Yes. As a matter of fact, a “Yes, I Can!” version has used original languages as the target language in some countries, such as Tetum in East Timor. Flexibility is a key point in the success of the program. The English version created for Grenada is the one used here and this version has been also used in Namibia to teach English, though it is not its main purpose. The program for Indigenous Australians has not been created yet. This is a pilot. This DVD version is from Grenada, the only one that exists in English. In NZ, it was developed over 3–4 years and [involved] 6 specialised English teachers only. It will be up to the organization that gets funded to continue and produce the local material. (Personal communication, July 2016)
Prior to the implementation of the program it is necessary to have a preparation and adaptation stage whereby the realities and idiosyncrasies of place are taken into consideration and the adapted model is absorbed and supported by the receiving community. Boughton stresses that the ‘Cuban literacy project carries the core values of Brazilian educator Paolo Freire and Cuban independence hero, José Martí, that requires a “political will” at all levels of society. Popular support was mobilized at both the state level and local level’ (Boughton 2010: 63). Without this political will, and the appropriate coordination and development of culturally and linguistically relevant materials, the model will only reproduce a program, without achieving the desired linguistic and political transformations. As mentioned earlier the Yes, I Can! method encompasses three distinct stages—training, teaching, reading and writing—after which there is a consolidation phase.

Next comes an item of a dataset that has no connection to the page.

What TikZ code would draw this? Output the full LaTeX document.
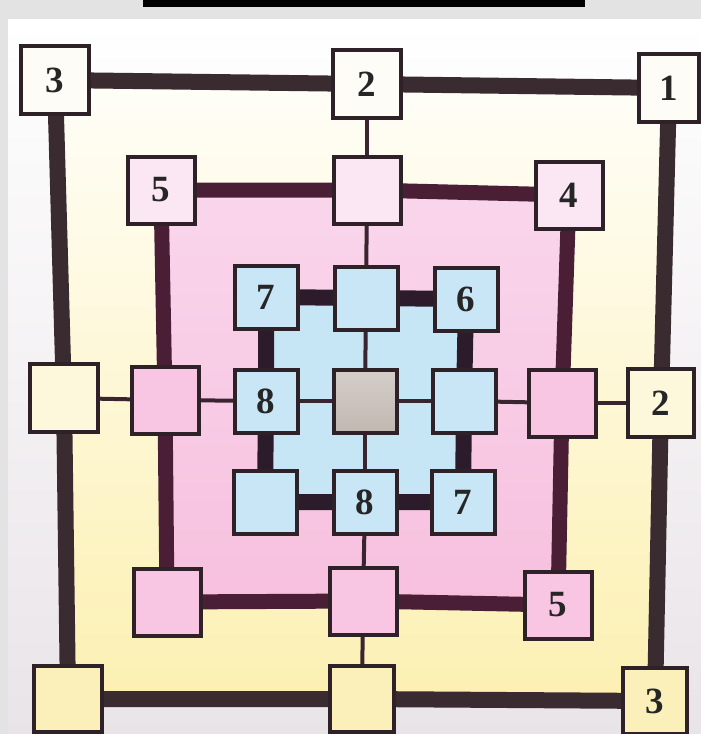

In order to deliver the material effectively, a teacher must assess the group’s literacy and gauge the group’s particular social conditions and kinship relationships. Each stage has different durations and aims to be completed in a total of 65 classes:
The first phase of training is delivered in 10 lessons, 42 [lessons] focus on reading and writing and the remaining 13 lessons aim at consolidation. A video recording of a lesson is brought it as introduction, this last 15 minutes and after a 10 minute break to return to class for 30 minutes incorporating discussion and analysis for 15 minutes (My translation, ‘Programa cubano de alfabetización Yo Sí Puedo’ 2011)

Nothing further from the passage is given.